◆ Work to complete ◆
Tally the lines in these records that hold the string "code", and reply with the number alone.

◆ Provided records ◆

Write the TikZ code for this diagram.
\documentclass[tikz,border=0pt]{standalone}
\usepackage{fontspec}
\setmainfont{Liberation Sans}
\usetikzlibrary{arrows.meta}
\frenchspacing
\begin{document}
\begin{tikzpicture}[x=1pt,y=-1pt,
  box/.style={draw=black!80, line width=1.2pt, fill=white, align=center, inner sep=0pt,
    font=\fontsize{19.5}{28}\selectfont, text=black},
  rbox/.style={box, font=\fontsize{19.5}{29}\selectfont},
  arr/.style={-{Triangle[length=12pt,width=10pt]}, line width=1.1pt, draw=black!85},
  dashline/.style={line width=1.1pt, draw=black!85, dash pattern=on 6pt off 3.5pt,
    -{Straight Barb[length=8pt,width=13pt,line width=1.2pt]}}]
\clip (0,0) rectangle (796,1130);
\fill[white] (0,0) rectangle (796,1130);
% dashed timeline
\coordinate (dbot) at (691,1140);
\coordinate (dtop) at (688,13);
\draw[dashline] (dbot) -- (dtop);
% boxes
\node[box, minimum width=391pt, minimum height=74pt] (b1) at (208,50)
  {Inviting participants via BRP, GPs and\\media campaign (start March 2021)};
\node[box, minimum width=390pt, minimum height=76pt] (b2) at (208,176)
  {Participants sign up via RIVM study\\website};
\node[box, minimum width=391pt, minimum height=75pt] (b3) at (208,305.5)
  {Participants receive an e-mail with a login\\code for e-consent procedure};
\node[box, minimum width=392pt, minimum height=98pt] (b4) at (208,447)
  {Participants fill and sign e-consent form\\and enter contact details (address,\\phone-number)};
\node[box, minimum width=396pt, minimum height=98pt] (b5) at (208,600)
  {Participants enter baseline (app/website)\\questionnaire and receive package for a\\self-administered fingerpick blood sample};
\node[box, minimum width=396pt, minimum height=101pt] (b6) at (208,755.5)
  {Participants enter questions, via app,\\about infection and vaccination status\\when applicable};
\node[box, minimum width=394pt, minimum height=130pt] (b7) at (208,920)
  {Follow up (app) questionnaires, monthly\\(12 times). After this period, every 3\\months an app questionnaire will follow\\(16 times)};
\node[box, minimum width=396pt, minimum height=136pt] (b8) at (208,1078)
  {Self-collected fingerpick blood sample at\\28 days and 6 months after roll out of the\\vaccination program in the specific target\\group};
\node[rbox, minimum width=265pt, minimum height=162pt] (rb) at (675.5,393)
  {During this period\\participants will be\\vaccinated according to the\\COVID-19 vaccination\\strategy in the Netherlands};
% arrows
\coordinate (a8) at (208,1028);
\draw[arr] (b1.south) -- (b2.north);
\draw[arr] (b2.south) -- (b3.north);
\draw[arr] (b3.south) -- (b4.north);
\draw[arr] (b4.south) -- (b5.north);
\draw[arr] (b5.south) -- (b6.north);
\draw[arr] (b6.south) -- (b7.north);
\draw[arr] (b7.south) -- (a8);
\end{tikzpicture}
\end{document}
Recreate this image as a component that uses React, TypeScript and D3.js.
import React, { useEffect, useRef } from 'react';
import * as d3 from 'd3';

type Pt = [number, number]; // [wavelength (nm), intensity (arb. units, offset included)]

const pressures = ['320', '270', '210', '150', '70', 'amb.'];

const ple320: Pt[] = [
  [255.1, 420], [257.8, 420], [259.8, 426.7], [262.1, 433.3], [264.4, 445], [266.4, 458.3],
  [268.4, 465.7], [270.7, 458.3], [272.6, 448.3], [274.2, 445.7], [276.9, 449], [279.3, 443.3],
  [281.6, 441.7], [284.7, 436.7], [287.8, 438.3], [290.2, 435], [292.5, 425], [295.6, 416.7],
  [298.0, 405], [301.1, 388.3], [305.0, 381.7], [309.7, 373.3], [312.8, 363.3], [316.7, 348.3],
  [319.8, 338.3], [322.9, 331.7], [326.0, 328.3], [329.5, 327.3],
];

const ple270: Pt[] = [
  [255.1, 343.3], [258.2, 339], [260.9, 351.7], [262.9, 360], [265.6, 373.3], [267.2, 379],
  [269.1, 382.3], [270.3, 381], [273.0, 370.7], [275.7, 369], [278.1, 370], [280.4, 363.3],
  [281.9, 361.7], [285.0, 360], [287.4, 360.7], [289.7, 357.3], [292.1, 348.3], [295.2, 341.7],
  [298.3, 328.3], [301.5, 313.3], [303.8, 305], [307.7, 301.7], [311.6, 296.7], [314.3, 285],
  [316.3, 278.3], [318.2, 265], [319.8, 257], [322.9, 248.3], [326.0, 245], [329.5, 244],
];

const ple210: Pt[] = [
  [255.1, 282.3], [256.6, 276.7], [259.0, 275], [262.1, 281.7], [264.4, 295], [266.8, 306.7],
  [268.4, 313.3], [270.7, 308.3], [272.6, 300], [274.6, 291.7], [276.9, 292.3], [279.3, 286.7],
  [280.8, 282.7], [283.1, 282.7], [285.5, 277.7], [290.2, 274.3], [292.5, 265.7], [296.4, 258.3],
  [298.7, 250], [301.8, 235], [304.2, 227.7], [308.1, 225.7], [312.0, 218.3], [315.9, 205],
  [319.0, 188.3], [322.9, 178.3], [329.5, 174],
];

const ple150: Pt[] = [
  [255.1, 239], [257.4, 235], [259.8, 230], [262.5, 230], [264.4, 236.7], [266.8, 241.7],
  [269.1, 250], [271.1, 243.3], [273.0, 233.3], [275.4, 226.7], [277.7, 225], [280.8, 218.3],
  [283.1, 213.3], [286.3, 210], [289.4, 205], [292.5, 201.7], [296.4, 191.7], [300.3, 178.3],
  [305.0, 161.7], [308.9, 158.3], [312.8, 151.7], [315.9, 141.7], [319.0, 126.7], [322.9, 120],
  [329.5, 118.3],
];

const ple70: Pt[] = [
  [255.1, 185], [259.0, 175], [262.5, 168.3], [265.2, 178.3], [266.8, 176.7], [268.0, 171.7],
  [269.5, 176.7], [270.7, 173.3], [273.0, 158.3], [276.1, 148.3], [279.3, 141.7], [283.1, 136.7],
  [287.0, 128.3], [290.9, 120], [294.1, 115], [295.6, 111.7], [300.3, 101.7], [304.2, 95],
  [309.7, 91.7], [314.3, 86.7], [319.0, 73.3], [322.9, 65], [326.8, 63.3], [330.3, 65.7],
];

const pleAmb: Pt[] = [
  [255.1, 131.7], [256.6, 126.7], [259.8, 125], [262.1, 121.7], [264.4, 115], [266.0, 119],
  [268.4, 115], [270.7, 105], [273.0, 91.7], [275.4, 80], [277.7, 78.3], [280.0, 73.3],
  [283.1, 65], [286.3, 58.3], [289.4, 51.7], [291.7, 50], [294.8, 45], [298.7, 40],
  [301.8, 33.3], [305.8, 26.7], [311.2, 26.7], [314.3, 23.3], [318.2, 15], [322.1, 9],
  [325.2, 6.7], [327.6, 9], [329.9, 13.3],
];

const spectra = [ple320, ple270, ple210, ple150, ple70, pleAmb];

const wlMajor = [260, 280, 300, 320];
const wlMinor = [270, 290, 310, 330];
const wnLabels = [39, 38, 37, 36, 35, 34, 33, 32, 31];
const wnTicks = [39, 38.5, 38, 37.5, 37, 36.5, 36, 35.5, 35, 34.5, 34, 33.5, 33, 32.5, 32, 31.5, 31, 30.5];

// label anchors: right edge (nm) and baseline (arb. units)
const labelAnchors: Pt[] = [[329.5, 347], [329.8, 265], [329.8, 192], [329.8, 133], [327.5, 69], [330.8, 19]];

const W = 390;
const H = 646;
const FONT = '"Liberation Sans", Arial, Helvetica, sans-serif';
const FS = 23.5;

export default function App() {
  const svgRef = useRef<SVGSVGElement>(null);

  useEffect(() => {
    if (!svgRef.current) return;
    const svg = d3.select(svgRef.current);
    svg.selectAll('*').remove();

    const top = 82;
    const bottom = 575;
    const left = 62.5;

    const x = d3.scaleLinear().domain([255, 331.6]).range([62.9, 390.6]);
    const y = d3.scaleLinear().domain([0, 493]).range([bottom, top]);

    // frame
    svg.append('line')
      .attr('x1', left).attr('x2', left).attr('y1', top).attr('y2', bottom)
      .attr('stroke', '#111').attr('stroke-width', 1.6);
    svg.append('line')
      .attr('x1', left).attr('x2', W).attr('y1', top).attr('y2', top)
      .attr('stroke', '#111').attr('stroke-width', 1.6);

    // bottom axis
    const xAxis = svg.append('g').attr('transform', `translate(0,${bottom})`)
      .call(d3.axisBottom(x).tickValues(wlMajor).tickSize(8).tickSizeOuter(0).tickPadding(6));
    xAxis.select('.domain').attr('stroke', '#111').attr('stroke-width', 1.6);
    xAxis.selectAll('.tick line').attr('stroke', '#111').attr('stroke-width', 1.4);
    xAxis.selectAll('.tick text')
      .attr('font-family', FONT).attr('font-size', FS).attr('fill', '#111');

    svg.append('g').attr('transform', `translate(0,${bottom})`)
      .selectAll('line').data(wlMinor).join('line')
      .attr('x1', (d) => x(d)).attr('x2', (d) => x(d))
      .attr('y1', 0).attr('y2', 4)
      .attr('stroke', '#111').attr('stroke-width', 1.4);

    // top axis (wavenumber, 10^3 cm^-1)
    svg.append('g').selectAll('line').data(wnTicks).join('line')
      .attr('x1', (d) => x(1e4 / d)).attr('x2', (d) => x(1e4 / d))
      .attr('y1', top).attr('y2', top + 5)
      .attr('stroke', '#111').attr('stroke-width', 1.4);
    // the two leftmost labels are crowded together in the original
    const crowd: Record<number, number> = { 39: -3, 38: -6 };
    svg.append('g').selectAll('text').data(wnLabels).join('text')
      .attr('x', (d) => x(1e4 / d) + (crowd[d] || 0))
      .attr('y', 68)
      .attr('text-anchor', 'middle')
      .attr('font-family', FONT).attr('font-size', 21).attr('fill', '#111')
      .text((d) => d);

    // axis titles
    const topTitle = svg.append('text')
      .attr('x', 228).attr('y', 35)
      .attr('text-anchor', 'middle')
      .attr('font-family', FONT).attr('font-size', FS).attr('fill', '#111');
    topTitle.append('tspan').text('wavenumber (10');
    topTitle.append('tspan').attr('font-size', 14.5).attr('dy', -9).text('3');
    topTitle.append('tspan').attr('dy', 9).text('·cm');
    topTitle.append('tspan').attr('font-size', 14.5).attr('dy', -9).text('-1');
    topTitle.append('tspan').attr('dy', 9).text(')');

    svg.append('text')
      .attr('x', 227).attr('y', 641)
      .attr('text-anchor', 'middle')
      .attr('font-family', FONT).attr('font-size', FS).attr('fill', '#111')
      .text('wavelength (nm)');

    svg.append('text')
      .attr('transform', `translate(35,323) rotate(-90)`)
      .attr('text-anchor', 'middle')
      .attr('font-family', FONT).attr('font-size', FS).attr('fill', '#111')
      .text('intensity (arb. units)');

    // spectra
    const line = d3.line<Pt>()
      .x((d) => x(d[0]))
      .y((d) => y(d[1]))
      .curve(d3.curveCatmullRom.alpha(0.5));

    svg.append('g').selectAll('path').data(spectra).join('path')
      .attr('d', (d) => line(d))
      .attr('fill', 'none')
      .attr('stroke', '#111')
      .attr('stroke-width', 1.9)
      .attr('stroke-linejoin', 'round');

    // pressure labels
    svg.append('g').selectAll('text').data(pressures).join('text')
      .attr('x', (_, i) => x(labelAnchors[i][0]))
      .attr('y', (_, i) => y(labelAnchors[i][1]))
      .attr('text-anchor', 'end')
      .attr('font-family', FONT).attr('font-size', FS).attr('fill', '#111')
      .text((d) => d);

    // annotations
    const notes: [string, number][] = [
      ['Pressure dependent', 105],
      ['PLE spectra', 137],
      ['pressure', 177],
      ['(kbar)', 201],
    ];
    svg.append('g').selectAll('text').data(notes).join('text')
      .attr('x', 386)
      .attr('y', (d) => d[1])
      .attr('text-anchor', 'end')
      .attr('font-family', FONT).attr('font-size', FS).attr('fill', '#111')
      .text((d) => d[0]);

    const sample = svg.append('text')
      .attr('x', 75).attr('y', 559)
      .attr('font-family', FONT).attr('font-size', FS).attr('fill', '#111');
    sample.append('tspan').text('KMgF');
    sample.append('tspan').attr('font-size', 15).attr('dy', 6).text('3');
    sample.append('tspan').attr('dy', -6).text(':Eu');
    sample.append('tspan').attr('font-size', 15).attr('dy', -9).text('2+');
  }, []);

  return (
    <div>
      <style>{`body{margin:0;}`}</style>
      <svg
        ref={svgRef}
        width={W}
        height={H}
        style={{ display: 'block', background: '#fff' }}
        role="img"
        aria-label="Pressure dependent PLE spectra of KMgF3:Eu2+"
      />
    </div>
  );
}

--

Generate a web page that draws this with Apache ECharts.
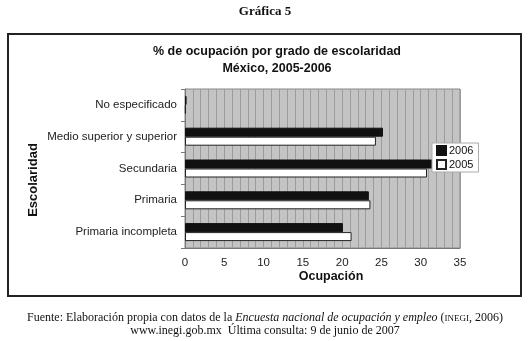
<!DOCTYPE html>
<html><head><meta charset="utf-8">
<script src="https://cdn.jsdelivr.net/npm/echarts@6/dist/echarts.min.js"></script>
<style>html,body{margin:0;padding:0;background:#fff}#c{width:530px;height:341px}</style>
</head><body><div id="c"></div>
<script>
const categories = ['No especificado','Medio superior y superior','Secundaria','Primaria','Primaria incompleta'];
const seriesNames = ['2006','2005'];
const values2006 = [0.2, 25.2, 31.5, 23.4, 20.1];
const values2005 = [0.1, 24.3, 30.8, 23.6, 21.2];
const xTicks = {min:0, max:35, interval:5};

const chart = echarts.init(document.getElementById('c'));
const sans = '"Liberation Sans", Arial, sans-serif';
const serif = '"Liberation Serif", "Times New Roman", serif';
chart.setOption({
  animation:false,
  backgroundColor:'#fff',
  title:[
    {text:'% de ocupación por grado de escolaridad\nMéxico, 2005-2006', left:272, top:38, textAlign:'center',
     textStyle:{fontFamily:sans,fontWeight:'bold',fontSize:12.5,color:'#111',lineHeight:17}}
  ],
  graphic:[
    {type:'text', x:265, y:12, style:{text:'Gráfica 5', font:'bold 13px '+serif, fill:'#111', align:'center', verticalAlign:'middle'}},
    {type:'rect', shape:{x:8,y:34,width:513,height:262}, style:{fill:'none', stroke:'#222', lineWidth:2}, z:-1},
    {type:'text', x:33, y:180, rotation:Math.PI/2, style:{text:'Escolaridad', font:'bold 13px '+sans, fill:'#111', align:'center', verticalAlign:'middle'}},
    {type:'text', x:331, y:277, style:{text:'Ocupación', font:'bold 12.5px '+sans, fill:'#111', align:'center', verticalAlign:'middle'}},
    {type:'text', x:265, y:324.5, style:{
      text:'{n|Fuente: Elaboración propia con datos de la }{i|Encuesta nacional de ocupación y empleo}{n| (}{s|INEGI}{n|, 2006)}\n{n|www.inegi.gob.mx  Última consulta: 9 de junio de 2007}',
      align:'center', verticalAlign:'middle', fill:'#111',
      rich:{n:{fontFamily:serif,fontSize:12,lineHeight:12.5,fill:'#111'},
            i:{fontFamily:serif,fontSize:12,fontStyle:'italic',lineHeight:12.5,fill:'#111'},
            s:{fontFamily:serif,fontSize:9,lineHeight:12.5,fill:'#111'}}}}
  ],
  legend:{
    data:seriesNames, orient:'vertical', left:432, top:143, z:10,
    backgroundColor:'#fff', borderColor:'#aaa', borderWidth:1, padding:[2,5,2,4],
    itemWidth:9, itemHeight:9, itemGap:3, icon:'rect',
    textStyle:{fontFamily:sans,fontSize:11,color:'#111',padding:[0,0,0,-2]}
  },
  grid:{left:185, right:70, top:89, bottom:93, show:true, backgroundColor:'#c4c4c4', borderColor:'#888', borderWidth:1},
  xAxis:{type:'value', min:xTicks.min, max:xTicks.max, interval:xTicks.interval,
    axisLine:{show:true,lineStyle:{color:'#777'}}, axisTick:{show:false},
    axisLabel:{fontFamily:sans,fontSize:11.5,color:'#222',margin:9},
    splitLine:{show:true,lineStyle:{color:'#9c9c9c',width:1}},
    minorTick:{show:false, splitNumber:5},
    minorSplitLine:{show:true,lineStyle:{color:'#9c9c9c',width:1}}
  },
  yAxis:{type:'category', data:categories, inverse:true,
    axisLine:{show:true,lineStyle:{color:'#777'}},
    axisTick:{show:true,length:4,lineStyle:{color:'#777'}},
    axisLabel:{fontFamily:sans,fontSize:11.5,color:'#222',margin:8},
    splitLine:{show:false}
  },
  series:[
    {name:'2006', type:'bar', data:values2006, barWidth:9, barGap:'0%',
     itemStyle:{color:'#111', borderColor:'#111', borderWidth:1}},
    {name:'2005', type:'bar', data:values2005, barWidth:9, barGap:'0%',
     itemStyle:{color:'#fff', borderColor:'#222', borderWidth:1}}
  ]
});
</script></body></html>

==

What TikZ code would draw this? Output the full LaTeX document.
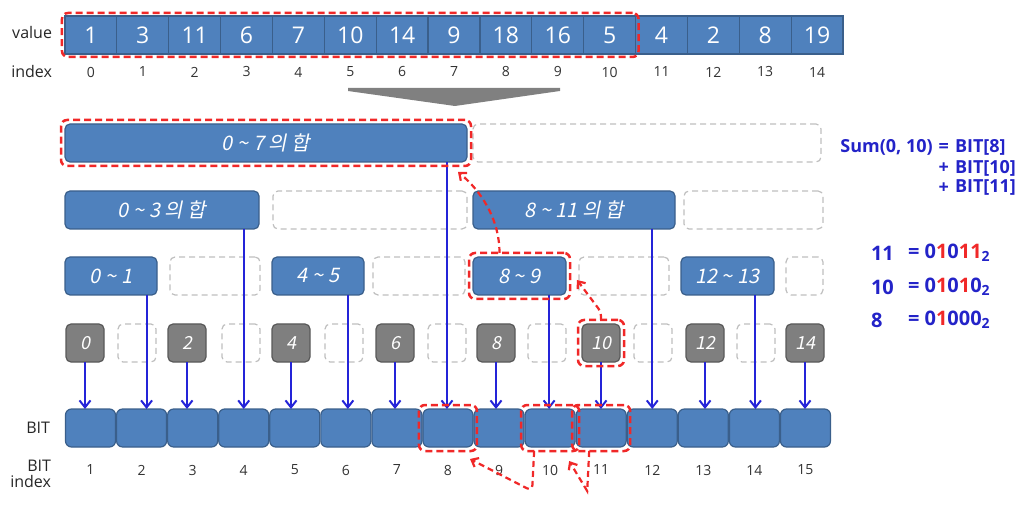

◆ Output for this exercise ◆
3